FUN FACTOR: Do you like hepatitis? Fleas? Zika virus? If those things are your idea of a good time, run, don’t walk to Delaney’s. The place is most likely covered in all those, along with some heretofor unknown diseases. So head there now if you wanna end up with a jolly old case of Brainpox.
CAST OF REGULARS: All this place has is regulars. And they’re as disgusting as the beer that flows from the taps here. Also, despite the fact that it’s illegal to do so in the state of Massachusetts, EVERYONE smokes in here. It’s ridiculous. I walked in there thinking I was smoking. I still haven’t been able to get the crusty smell of Madge’s Marlboros off my jacket.

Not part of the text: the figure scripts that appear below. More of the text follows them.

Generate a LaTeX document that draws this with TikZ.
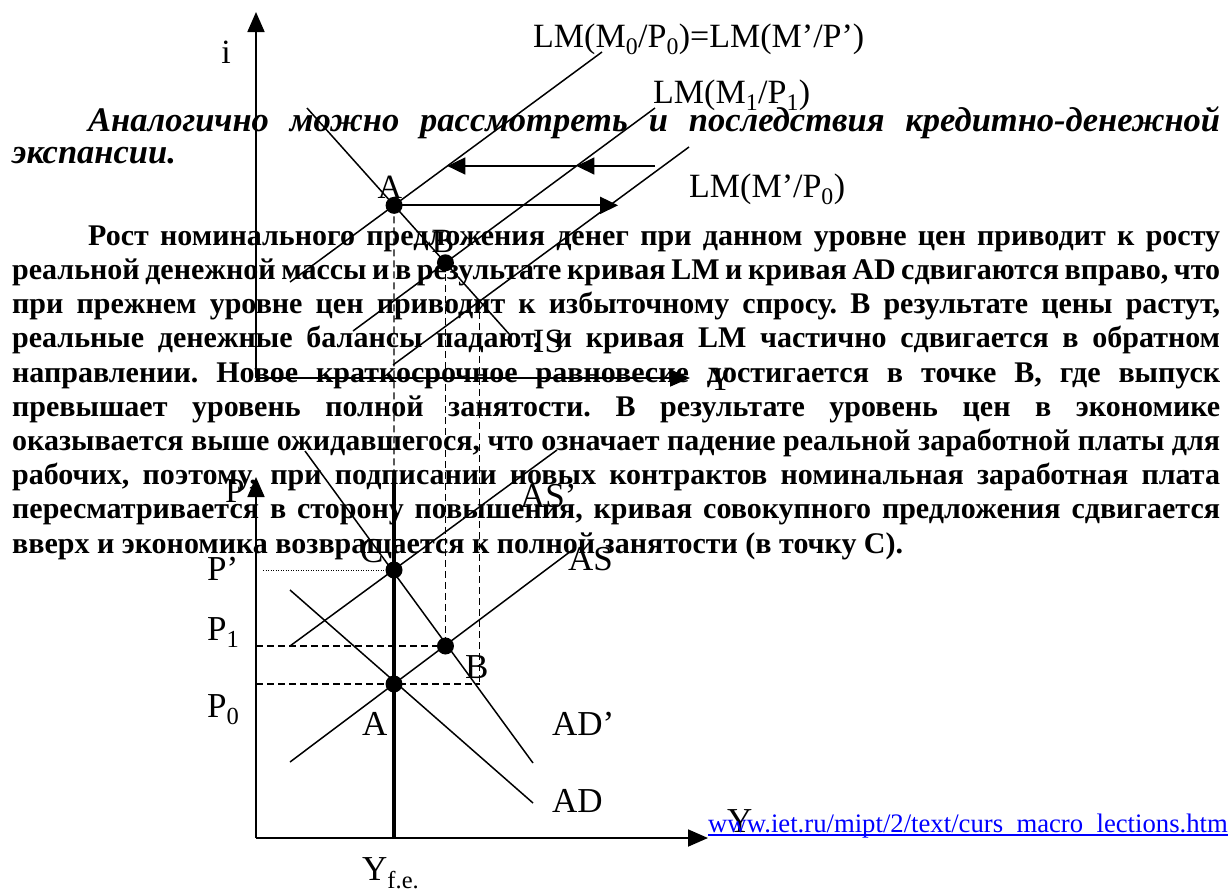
\documentclass[tikz,border=0pt]{standalone}
\usepackage{fontspec}
\setmainfont{Liberation Serif}
\usetikzlibrary{arrows.meta,calc}
\frenchspacing
\begin{document}
\begin{tikzpicture}[x=1pt,y=-1pt,
  curve/.style={line width=1.5pt},
  axisline/.style={line width=1.8pt,-{Triangle[length=20pt,width=17pt]}},
  shiftarrow/.style={line width=1.8pt,-{Triangle[length=18pt,width=17pt]}},
  guide/.style={line width=1.3pt,dash pattern=on 7pt off 4pt},
  dotline/.style={line width=1pt,dash pattern=on 1pt off 1.5pt},
  eqdot/.style={circle,fill=black,inner sep=0pt,minimum size=17pt},
  lbl/.style={inner sep=0pt,anchor=base west,font=\fontsize{34}{40}\selectfont},
  lbllow/.style={inner sep=0pt,anchor=base west,font=\fontsize{35}{40}\selectfont},
  bodyline/.style={inner sep=0pt,anchor=base west,font=\bfseries\fontsize{30}{34}\selectfont},
  headline/.style={inner sep=0pt,anchor=base west,font=\bfseries\itshape\fontsize{34.5}{38}\selectfont},
]
\useasboundingbox (0,0) rectangle (1232,892);
\fill[white] (0,0) rectangle (1232,892);

% ---------- text ----------
\node[headline] (h1) at (88,131) {\makebox[1132pt][s]{Аналогично можно рассмотреть и последствия кредитно-денежной}};
\node[headline] (h2) at (12,163) {экспансии.};
\node[bodyline] (t1) at (88,245) {\makebox[1132pt][s]{Рост номинального предложения денег при данном уровне цен приводит к росту}};
\node[bodyline] (t2) at (12,279) {\makebox[1208pt][s]{реальной денежной массы и в результате кривая LM и кривая AD сдвигаются вправо, что}};
\node[bodyline] (t3) at (12,313.5) {\makebox[1208pt][s]{при прежнем уровне цен приводит к избыточному спросу. В результате цены растут,}};
\node[bodyline] (t4) at (12,347.7) {\makebox[1208pt][s]{реальные денежные балансы падают, и кривая LM частично сдвигается в обратном}};
\node[bodyline] (t5) at (12,382) {\makebox[1208pt][s]{направлении. Новое краткосрочное равновесие достигается в точке B, где выпуск}};
\node[bodyline] (t6) at (12,416) {\makebox[1208pt][s]{превышает уровень полной занятости. В результате уровень цен в экономике}};
\node[bodyline] (t7) at (12,450) {\makebox[1208pt][s]{оказывается выше ожидавшегося, что означает падение реальной заработной платы для}};
\node[bodyline] (t8) at (12,484.5) {\makebox[1208pt][s]{рабочих, поэтому, при подписании новых контрактов номинальная заработная плата}};
\node[bodyline] (t9) at (12,518.7) {\makebox[1208pt][s]{пересматривается в сторону повышения, кривая совокупного предложения сдвигается}};
\node[bodyline] (t10) at (12,553) {вверх и экономика возвращается к полной занятости (в точку С).};

% ---------- upper IS-LM graph ----------
\coordinate (O1) at (256,378);
\coordinate (iTop) at (256,12);
\coordinate (Y1end) at (690,378);
\draw[axisline] (O1) -- (iTop);
\draw[axisline] (O1) -- (Y1end);

\coordinate (lm0a) at (602,52);   \coordinate (lm0b) at (290,282);
\coordinate (lm1a) at (655,108);  \coordinate (lm1b) at (353,331);
\coordinate (lm2a) at (689,147);  \coordinate (lm2b) at (393,365);
\coordinate (isa) at (307,108);   \coordinate (isb) at (510,335);
\draw[curve] (lm0a) -- (lm0b);
\draw[curve] (lm1a) -- (lm1b);
\draw[curve] (lm2a) -- (lm2b);
\draw[curve] (isa) -- (isb);

\coordinate (A) at (intersection of lm0a--lm0b and isa--isb);
\coordinate (B) at (intersection of lm1a--lm1b and isa--isb);
\coordinate (E) at (intersection of lm2a--lm2b and isa--isb);

\coordinate (r1start) at (655,166);
\coordinate (r1mid) at (intersection of lm1a--lm1b and 0,166--1000,166);
\coordinate (r1end) at (intersection of lm0a--lm0b and 0,166--1000,166);
\draw[shiftarrow] (r1start) -- (r1mid);
\draw[shiftarrow] (r1mid) -- (r1end);
\coordinate (r2end) at ($(A)+(224,0)$);
\draw[shiftarrow] (A) -- (r2end);

% ---------- lower AD-AS graph ----------
\coordinate (O2) at (256,838);
\coordinate (Ptop) at (256,477);
\coordinate (Y2end) at (708,838);
\draw[axisline] (O2) -- (Ptop);
\draw[axisline] (O2) -- (Y2end);

\coordinate (A2) at (394,684);
\coordinate (C2) at (394,570);
\coordinate (B2) at (B |- 0,646);
\coordinate (E2) at (E |- A2);
\coordinate (thickTop) at (394,478);
\coordinate (thickBot) at (394,838);
\coordinate (P1left) at (256,646);
\coordinate (P0left) at (256,684);
\coordinate (Pdleft) at (263,570);

\draw[guide] (A) -- (thickTop);
\draw[guide] (B) -- (B2);
\draw[guide] (E) -- (E2);
\draw[guide] (P1left) -- (B2);
\draw[guide] (P0left) -- (E2);
\draw[dotline] (Pdleft) -- (C2);
\draw[line width=4.5pt] (thickTop) -- (thickBot);

\coordinate (asa) at (290,762);  \coordinate (asb) at (575,548);
\coordinate (as2a) at (290,646); \coordinate (as2b) at (557,450);
\coordinate (ada) at (290,590);  \coordinate (adb) at (533,803);
\coordinate (ad2a) at (305,451); \coordinate (ad2b) at (533,763);
\draw[curve] (asa) -- (asb);
\draw[curve] (as2a) -- (as2b);
\draw[curve] (ada) -- (adb);
\draw[curve] (ad2a) -- (ad2b);

% ---------- equilibrium dots ----------
\node[eqdot] (dA) at (A) {};
\node[eqdot] (dB) at (B) {};
\node[eqdot] (dA2) at (A2) {};
\node[eqdot] (dB2) at (B2) {};
\node[eqdot] (dC2) at (C2) {};

% ---------- labels ----------
\node[lbl,anchor=base] (li) at (226,63) {i};
\node[lbl] (lLM0) at (533,47) {LM(M\textsubscript{0}/P\textsubscript{0})=LM(M’/P’)};
\node[lbl] (lLM1) at (653,103) {LM(M\textsubscript{1}/P\textsubscript{1})};
\node[lbl] (lLM2) at (689,197) {LM(M’/P\textsubscript{0})};
\node[lbl,anchor=base] (lA) at (390,198) {A};
\node[lbl,anchor=base] (lB) at (443,252) {B};
\node[lbl] (lIS) at (533,352) {IS};
\node[lbl] (lY1) at (708,390) {Y};

\node[lbllow] (lP) at (225,502) {P};
\node[lbllow] (lPd) at (207,580) {P’};
\node[lbllow] (lP1) at (207,640) {P\textsubscript{1}};
\node[lbllow] (lP0) at (207,717) {P\textsubscript{0}};
\node[lbllow] (lA2) at (362,735) {A};
\node[lbllow] (lB2) at (465,678) {B};
\node[lbllow] (lC) at (360,562) {C};
\node[lbllow] (lASd) at (520,507) {AS’};
\node[lbllow] (lAS) at (568,570) {AS};
\node[lbllow] (lADd) at (552,735) {AD’};
\node[lbllow] (lAD) at (552,812) {AD};
\node[lbllow] (lY2) at (727,832) {Y};
\node[lbllow] (lYfe) at (362,880) {Y\textsubscript{f.e.}};

\node[inner sep=0pt,anchor=base west,text=blue,font=\fontsize{26.7}{30}\selectfont] (url) at (708,832) {www.iet.ru/mipt/2/text/curs\_macro\_lections.htm};
\draw[blue,line width=1.2pt] ($(url.base west)+(0,3)$) -- ($(url.base east)+(0,3)$);
\end{tikzpicture}
\end{document}
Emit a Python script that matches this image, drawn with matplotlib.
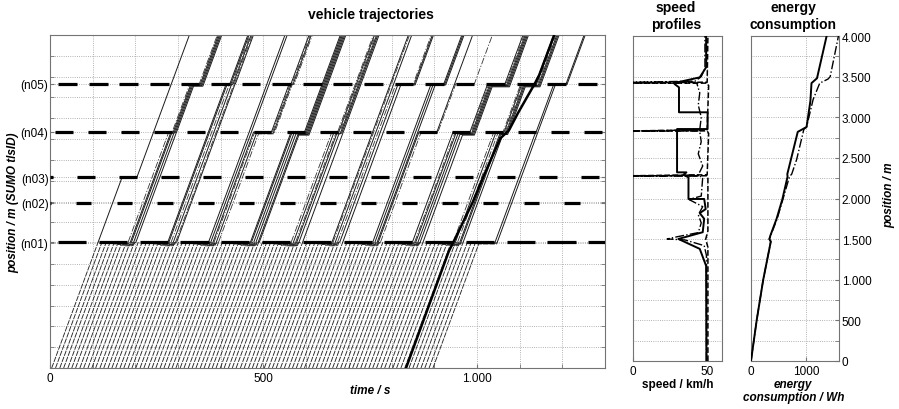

BEER CHOICES: Whatever you do, order a bottle from here. The dust in this place had dirt in it. The cleanest thing in this place was the urinal. If you’re drinking a draft beer in this place, good luck getting home, because the bacteria from these draft lines is 100% gonna make you go blind. I’d rather be dead than drink a draft from this joint. And I don’t even think it was beer they were pouring. That was the natural color of their putrid water. If you had a choice between a Bud draft from Delaney’s or drinking whatever is left at the bottom of monkey cage, take a glass over to Koko’s place and bottoms up.
STENCH: The one category this place excelled in was unpleasantness in the nostrils. The smell of mold and failure wafts all over this hellhole of sadness. You can clearly smell disappointment when you’re within 25 feet of the place. Funeral homes in August with no air conditioning smell better than this slime hole.
OVERALL: Fucking terrible. I legit felt sick in this place. My head hurt, my body ached all over and I got Newports burned into my arm because Ol’ Gus passed out on me. Seriously one of the worst, most objectionable drinking establishments I’ve ever had the misfortune of venturing into. I’d rather use my toothbrush to scrub Chris Christie clean after a marathon in hundred-degree weather than head to this place again. I guess technically the place gets one mustache because of its monkey butt like stench, but make no mistake: don’t go here. Ever. Hopefully the place collapses under the weight of its own repulsiveness. May God have mercy on its soul.